Begin

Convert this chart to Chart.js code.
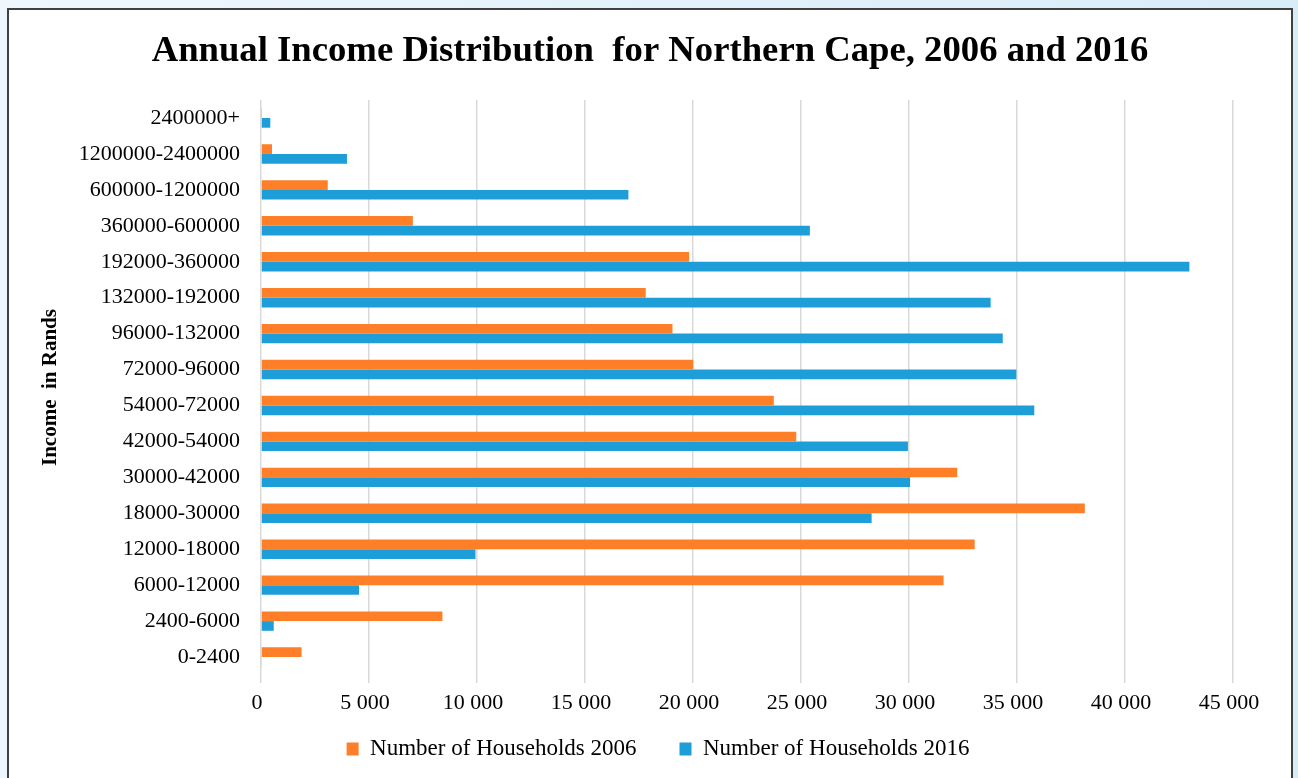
<!DOCTYPE html>
<html>
<head>
<meta charset="utf-8">
<script src="https://cdn.jsdelivr.net/npm/chart.js@4.4.1/dist/chart.umd.min.js"></script>
<style>
  html, body { margin: 0; padding: 0; }
  body {
    width: 1298px; height: 778px; overflow: hidden; position: relative;
    background: linear-gradient(to right, #eef7fd, #d8ecf8);
  }
  #frame {
    position: absolute; left: 7px; top: 8px; width: 1282px; height: 800px;
    background: #fff; border: 2px solid #404040;
  }
  #wrap { position: absolute; left: 0; top: 0; width: 1298px; height: 778px; }
</style>
</head>
<body>
<div id="frame"></div>
<div id="wrap"><canvas id="myChart" width="1298" height="778"></canvas></div>
<script>
  // income brackets, top to bottom as in the chart
  const incomeBands = [
    '2400000+', '1200000-2400000', '600000-1200000', '360000-600000',
    '192000-360000', '132000-192000', '96000-132000', '72000-96000',
    '54000-72000', '42000-54000', '30000-42000', '18000-30000',
    '12000-18000', '6000-12000', '2400-6000', '0-2400'
  ];
  const households2006 = [20, 510, 3090, 7030, 19820, 17810, 19050, 20010,
                          23740, 24780, 32230, 38140, 33040, 31600, 8400, 1880];
  const households2016 = [430, 3980, 17010, 25410, 42980, 33780, 34340, 34970,
                          35800, 29950, 30050, 28270, 9930, 4540, 590, 30];
  const xTicks = { min: 0, max: 45000, step: 5000 };

  const serif = '"Liberation Serif", "Times New Roman", serif';

  function spaced(n) {
    return String(n).replace(/\B(?=(\d{3})+(?!\d))/g, ' ');
  }

  // x labels sit under the legend's top padding, so widen their clip box;
  // title and legend are centred on the frame, not on the plot
  const nudge = {
    id: 'nudge',
    afterLayout(chart) {
      chart.scales.x.bottom = chart.height;
      chart.legend.left += 24;
      chart.legend.right += 24;
      chart.titleBlock.left += 16;
      chart.titleBlock.right += 16;
    }
  };

  const myChart = new Chart(document.getElementById('myChart'), {
    type: 'bar',
    data: {
      labels: incomeBands,
      datasets: [{
        label: 'Number of Households 2006',
        data: households2006,
        backgroundColor: '#fe7f27'
      }, {
        label: 'Number of Households 2016',
        data: households2016,
        backgroundColor: '#1e9ed8'
      }]
    },
    plugins: [nudge],
    options: {
      indexAxis: 'y',
      responsive: false,
      animation: false,
      datasets: { bar: { barPercentage: 1, categoryPercentage: 0.54, borderWidth: 0 } },
      layout: { padding: { top: 0, left: 35, right: 65, bottom: 7.5 } },
      scales: {
        x: {
          min: xTicks.min, max: xTicks.max,
          border: { display: false },
          grid: { color: '#d9d9d9', lineWidth: 1.5, tickLength: 8 },
          ticks: {
            stepSize: xTicks.step, color: '#000', padding: 7, labelOffset: -4,
            maxRotation: 0, autoSkip: false,
            font: { family: serif, size: 22 },
            callback: v => spaced(v)
          },
          afterFit: s => { s.height = 19.5; }
        },
        y: {
          border: { display: false },
          grid: { display: false, drawTicks: false },
          ticks: { color: '#000', padding: 21, autoSkip: false, font: { family: serif, size: 22 } },
          title: {
            display: true, text: 'Income  in Rands', color: '#000',
            padding: { top: 3, bottom: 4 },
            font: { family: serif, size: 21, weight: 'bold' }
          },
          afterFit: s => { s.width = 226; }
        }
      },
      plugins: {
        title: {
          display: true,
          text: 'Annual Income Distribution  for Northern Cape, 2006 and 2016',
          color: '#000',
          padding: { top: 30, bottom: 26 },
          font: { family: serif, size: 36.7, weight: 'bold' }
        },
        legend: {
          position: 'bottom',
          labels: {
            color: '#000', boxWidth: 12, boxHeight: 13, padding: 43,
            font: { family: serif, size: 23 }
          }
        },
        tooltip: { enabled: false }
      }
    }
  });
</script>
</body>
</html>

End

What needs to be done
Reproduce all of the material exactly, apart from the pictures.

The result
Convert this chart to Chart.js code.
<!DOCTYPE html>
<html>
<head>
<meta charset="utf-8">
<script src="https://cdn.jsdelivr.net/npm/chart.js@4.4.1/dist/chart.umd.min.js"></script>
<style>
  html, body { margin: 0; padding: 0; }
  body {
    width: 1298px; height: 778px; overflow: hidden; position: relative;
    background: linear-gradient(to right, #eef7fd, #d8ecf8);
  }
  #frame {
    position: absolute; left: 7px; top: 8px; width: 1282px; height: 800px;
    background: #fff; border: 2px solid #404040;
  }
  #wrap { position: absolute; left: 0; top: 0; width: 1298px; height: 778px; }
</style>
</head>
<body>
<div id="frame"></div>
<div id="wrap"><canvas id="myChart" width="1298" height="778"></canvas></div>
<script>
  // income brackets, top to bottom as in the chart
  const incomeBands = [
    '2400000+', '1200000-2400000', '600000-1200000', '360000-600000',
    '192000-360000', '132000-192000', '96000-132000', '72000-96000',
    '54000-72000', '42000-54000', '30000-42000', '18000-30000',
    '12000-18000', '6000-12000', '2400-6000', '0-2400'
  ];
  const households2006 = [20, 510, 3090, 7030, 19820, 17810, 19050, 20010,
                          23740, 24780, 32230, 38140, 33040, 31600, 8400, 1880];
  const households2016 = [430, 3980, 17010, 25410, 42980, 33780, 34340, 34970,
                          35800, 29950, 30050, 28270, 9930, 4540, 590, 30];
  const xTicks = { min: 0, max: 45000, step: 5000 };

  const serif = '"Liberation Serif", "Times New Roman", serif';

  function spaced(n) {
    return String(n).replace(/\B(?=(\d{3})+(?!\d))/g, ' ');
  }

  // x labels sit under the legend's top padding, so widen their clip box;
  // title and legend are centred on the frame, not on the plot
  const nudge = {
    id: 'nudge',
    afterLayout(chart) {
      chart.scales.x.bottom = chart.height;
      chart.legend.left += 24;
      chart.legend.right += 24;
      chart.titleBlock.left += 16;
      chart.titleBlock.right += 16;
    }
  };

  const myChart = new Chart(document.getElementById('myChart'), {
    type: 'bar',
    data: {
      labels: incomeBands,
      datasets: [{
        label: 'Number of Households 2006',
        data: households2006,
        backgroundColor: '#fe7f27'
      }, {
        label: 'Number of Households 2016',
        data: households2016,
        backgroundColor: '#1e9ed8'
      }]
    },
    plugins: [nudge],
    options: {
      indexAxis: 'y',
      responsive: false,
      animation: false,
      datasets: { bar: { barPercentage: 1, categoryPercentage: 0.54, borderWidth: 0 } },
      layout: { padding: { top: 0, left: 35, right: 65, bottom: 7.5 } },
      scales: {
        x: {
          min: xTicks.min, max: xTicks.max,
          border: { display: false },
          grid: { color: '#d9d9d9', lineWidth: 1.5, tickLength: 8 },
          ticks: {
            stepSize: xTicks.step, color: '#000', padding: 7, labelOffset: -4,
            maxRotation: 0, autoSkip: false,
            font: { family: serif, size: 22 },
            callback: v => spaced(v)
          },
          afterFit: s => { s.height = 19.5; }
        },
        y: {
          border: { display: false },
          grid: { display: false, drawTicks: false },
          ticks: { color: '#000', padding: 21, autoSkip: false, font: { family: serif, size: 22 } },
          title: {
            display: true, text: 'Income  in Rands', color: '#000',
            padding: { top: 3, bottom: 4 },
            font: { family: serif, size: 21, weight: 'bold' }
          },
          afterFit: s => { s.width = 226; }
        }
      },
      plugins: {
        title: {
          display: true,
          text: 'Annual Income Distribution  for Northern Cape, 2006 and 2016',
          color: '#000',
          padding: { top: 30, bottom: 26 },
          font: { family: serif, size: 36.7, weight: 'bold' }
        },
        legend: {
          position: 'bottom',
          labels: {
            color: '#000', boxWidth: 12, boxHeight: 13, padding: 43,
            font: { family: serif, size: 23 }
          }
        },
        tooltip: { enabled: false }
      }
    }
  });
</script>
</body>
</html>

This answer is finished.